Wow, much applauding. I am amazed at all that you have accomplished this week.
We start school on Tues and I am going to start with a classroom blog, but I have plans……

DrumsNWhistles September 2, 2006 - 4:10 am

You should give seminars to teachers on how to teach technologies effectively. I spent most of th third trimester of my daughter’s school year last year banging my head on a wall.

Her “technology class” was a 3-month exercise in looking up definitions on the Internet and handwriting them in a notebook. This for a girl who has her own blog, excellent digital camera, Flickr account and manages three groups on Flickr quite nicely.

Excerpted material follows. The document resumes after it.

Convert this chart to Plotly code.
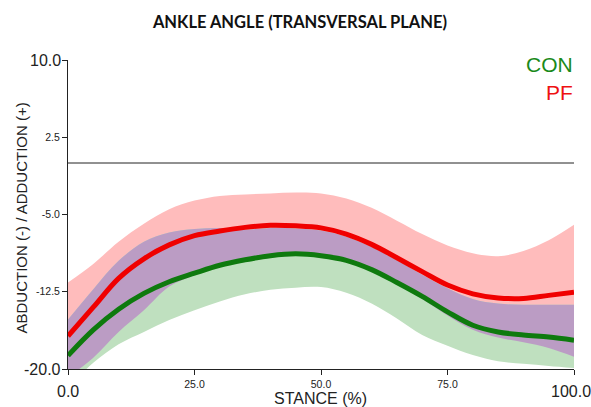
import plotly.graph_objects as go

stance = [0, 5, 10, 15, 20, 25, 30, 35, 40, 45, 50, 55, 60, 65, 70, 75, 80, 85, 90, 95, 100]

pf_mean = [-16.8, -14.0, -11.2, -9.3, -7.95, -7.05, -6.6, -6.25, -6.05, -6.1, -6.3,
           -6.9, -7.9, -9.2, -10.55, -11.85, -12.7, -13.1, -13.15, -12.85, -12.55]
pf_upper = [-11.6, -9.8, -7.65, -5.9, -4.5, -3.65, -3.2, -3.05, -2.95, -2.87, -2.95,
            -3.45, -4.35, -5.6, -6.9, -8.0, -8.75, -9.05, -8.55, -7.5, -6.0]
pf_lower = [-20.8, -18.9, -16.4, -14.3, -12.0, -10.9, -10.1, -9.6, -9.2, -9.0, -9.2,
            -9.65, -10.5, -11.8, -13.2, -14.8, -16.2, -16.95, -17.4, -17.95, -18.8]

con_mean = [-18.7, -16.2, -14.2, -12.66, -11.53, -10.7, -9.93, -9.4, -9.0, -8.82, -9.0,
            -9.45, -10.35, -11.6, -12.95, -14.45, -15.75, -16.4, -16.7, -16.9, -17.2]
con_upper = [-15.2, -12.25, -9.5, -7.65, -6.75, -6.4, -6.3, -6.45, -6.3, -6.35, -6.55,
             -7.15, -8.15, -9.45, -10.85, -12.15, -13.2, -13.65, -13.75, -13.75, -13.75]
con_lower = [-21.8, -19.4, -17.6, -16.4, -15.25, -14.3, -13.45, -12.75, -12.3, -12.1, -12.05,
             -12.6, -13.65, -15.1, -16.7, -17.75, -18.65, -19.25, -19.5, -19.7, -19.9]

y_ticks = [-20, -12.5, -5, 2.5, 10]
y_ticklabels = ["-20.0", "-12.5", "-5.0", "2.5", "10.0"]
x_ticks = [0, 25, 50, 75, 100]
x_ticklabels = ["0.0", "25.0", "50.0", "75.0", "100.0"]

PINK = "#ffbcbc"
GREENF = "#bfe0bf"
PURPLE = "#bb9cc4"
RED = "#f00000"
GREEN = "#0e7a0e"
FONT = "Liberation Sans"
TXT = "#222222"

# overlap region of the two bands
ov_top = [min(a, b) for a, b in zip(pf_upper, con_upper)]
ov_bot = [max(a, b) for a, b in zip(pf_lower, con_lower)]


def band(x, lo, hi, color):
    return [
        go.Scatter(x=x, y=lo, mode="lines", line=dict(width=0, shape="spline", smoothing=1.0),
                   hoverinfo="skip", showlegend=False),
        go.Scatter(x=x, y=hi, mode="lines", line=dict(width=0, shape="spline", smoothing=1.0),
                   fill="tonexty", fillcolor=color, hoverinfo="skip", showlegend=False),
    ]


fig = go.Figure()
for t in band(stance, pf_lower, pf_upper, PINK):
    fig.add_trace(t)
for t in band(stance, con_lower, con_upper, GREENF):
    fig.add_trace(t)
for t in band(stance, ov_bot, ov_top, PURPLE):
    fig.add_trace(t)

fig.add_trace(go.Scatter(x=stance, y=con_mean, mode="lines", name="CON",
                         line=dict(color=GREEN, width=5, shape="spline", smoothing=1.0),
                         showlegend=False))
fig.add_trace(go.Scatter(x=stance, y=pf_mean, mode="lines", name="PF",
                         line=dict(color=RED, width=5, shape="spline", smoothing=1.0),
                         showlegend=False))

fig.add_hline(y=0, line=dict(color=TXT, width=1))

# middle tick labels are small; the end labels are drawn larger as annotations
x_small = [s if 0 < i < len(x_ticklabels) - 1 else "" for i, s in enumerate(x_ticklabels)]
y_small = [s if 0 < i < len(y_ticklabels) - 1 else "" for i, s in enumerate(y_ticklabels)]

fig.update_xaxes(range=[0, 100], tickvals=x_ticks, ticktext=x_small,
                 automargin=False,
                 showgrid=False, zeroline=False, showline=True, linecolor=TXT, linewidth=1,
                 ticks="outside", ticklen=5, tickcolor=TXT,
                 tickfont=dict(family=FONT, size=10.5, color=TXT))
fig.update_yaxes(range=[-20, 10], tickvals=y_ticks, ticktext=y_small,
                 automargin=False,
                 showgrid=False, zeroline=False, showline=True, linecolor=TXT, linewidth=1,
                 ticks="outside", ticklen=5, tickcolor=TXT,
                 tickfont=dict(family=FONT, size=10.5, color=TXT))

BIG = dict(family=FONT, size=16, color=TXT)
fig.add_annotation(x=x_ticks[0], xref="x", y=0, yref="paper", text=x_ticklabels[0], showarrow=False,
                   xanchor="center", yanchor="middle", yshift=-22, font=BIG)
fig.add_annotation(x=x_ticks[-1], xref="x", y=0, yref="paper", text=x_ticklabels[-1], showarrow=False,
                   xanchor="center", yanchor="middle", yshift=-22, xshift=-3, font=BIG)
fig.add_annotation(x=0, xref="paper", y=y_ticks[0], yref="y", text=y_ticklabels[0], showarrow=False,
                   xanchor="right", yanchor="middle", xshift=-5, font=BIG)
fig.add_annotation(x=0, xref="paper", y=y_ticks[-1], yref="y", text=y_ticklabels[-1], showarrow=False,
                   xanchor="right", yanchor="middle", xshift=-5, font=BIG)

# axis titles
fig.add_annotation(x=0.5, xref="paper", y=0, yref="paper", text="STANCE (%)", showarrow=False,
                   xanchor="center", yanchor="middle", yshift=-29, xshift=-1,
                   font=dict(family=FONT, size=16, color=TXT))
fig.add_annotation(x=0, xref="paper", y=0.487, yref="paper", text="ABDUCTION (-) / ADDUCTION (+)",
                   showarrow=False, textangle=-90, xanchor="center", yanchor="middle", xshift=-46,
                   font=dict(family=FONT, size=15, color=TXT))

# legend labels
fig.add_annotation(xref="paper", yref="paper", x=1.0, y=0.985, text="CON", showarrow=False,
                   xanchor="right", yanchor="middle", xshift=1,
                   font=dict(family=FONT, size=21, color="#1a8a1a"))
fig.add_annotation(xref="paper", yref="paper", x=1.0, y=0.895, text="PF", showarrow=False,
                   xanchor="right", yanchor="middle", xshift=1,
                   font=dict(family=FONT, size=21, color="#ee1111"))

fig.update_layout(
    width=591, height=407,
    margin=dict(l=68, r=17, t=60, b=38),
    paper_bgcolor="white", plot_bgcolor="white",
    font=dict(family=FONT),
    title=dict(text="<b>ANKLE ANGLE (TRANSVERSAL PLANE)</b>", x=0.5076, xanchor="center",
               xref="container", y=0.9447, yanchor="middle",
               font=dict(family="Lato", size=16.5, color="#111111")),
)

# remove the default page margin so the 591x407 figure fills the window exactly
fig.write_html("out.html", config={"displayModeBar": False},
               post_script="document.body.style.margin='0';document.body.style.overflow='hidden';")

mscofino September 2, 2006 - 11:05 am

Another inspiring post!

“Start somewhere! Don’t over analyze. Don’t wait for new computers (I didn’t.) Don’t make excuses about filters. Find something that you can use and that you are allowed to use and start! Engagement is around the corner!”

I’ll be quoting you as I support technology integration with my sixth grade teachers. Teachers can always find something about technology to grip about (and so can I), but you’ve hit the nail on the head. Give it a try and see the difference with the kids!

Thanks for all the detailed tech help that I have been relying on so much in the past few weeks. As an international school teacher, I’m often the only one in my department and it can be difficult to get any advice or hints on how to implement new technologies. Your blog always holds something new for me to learn.

Neil Winton September 2, 2006 - 11:17 am

As ever, a really useful post! I’ve got to ‘sell’ blogging to some of my colleagues at my school. Your advice about preparation before setting up a blog is as valid for them as it is for pupils!